Thread: Is this undefined behaviour?

Code:

#include <stdio.h>

int main(void)
{
    char v[] = "blablabla";

    v[0] = 'b';

    return 0;
}

I know this is, but what about this?

Code:

#include <stdio.h>
#include <string.h>
#include <stdlib.h>

int main(void)
{
    char *v = malloc(strlen("blablabla") + 1);
    if (v)
        strcpy(v, "blablabla");

    v[0] = 'b';

    free(v);

    return 0;
}

I think it is ok but I just want to make sure.

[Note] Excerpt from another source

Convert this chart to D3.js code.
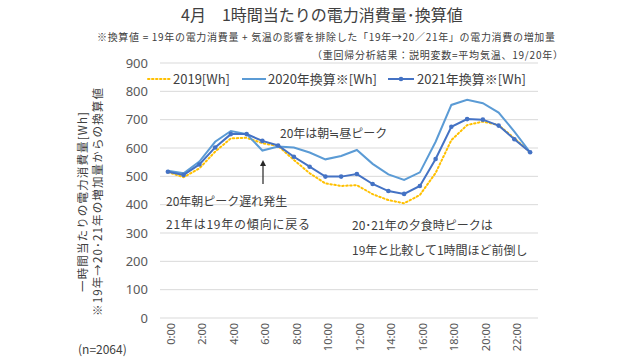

Thank you.

Code:

  char *s1 = "string literal";
  char s2[] = "not a string literal";

Originally Posted by eerok

Code:

  char *s1 = "string literal";
  char s2[] = "not a string literal";

immutable: char *s1
They're both string literals but the difference is that in the first one, s1 is being assigned a literal that is located in the data segment (always?) where all your programs execution instructions are stored along with other life time program duration stufff and you cannot and shouldn't try to change anything there.

mutable: char s2[]
The latter one has two stages; first the memory for s2 is allocated on the stack and then the string literal (which is located in the data segment) on the right is copied character for character to each block in memory in s2. And the values in s2 are now different from the string literal because they're both different copies, so, it's safe to write to.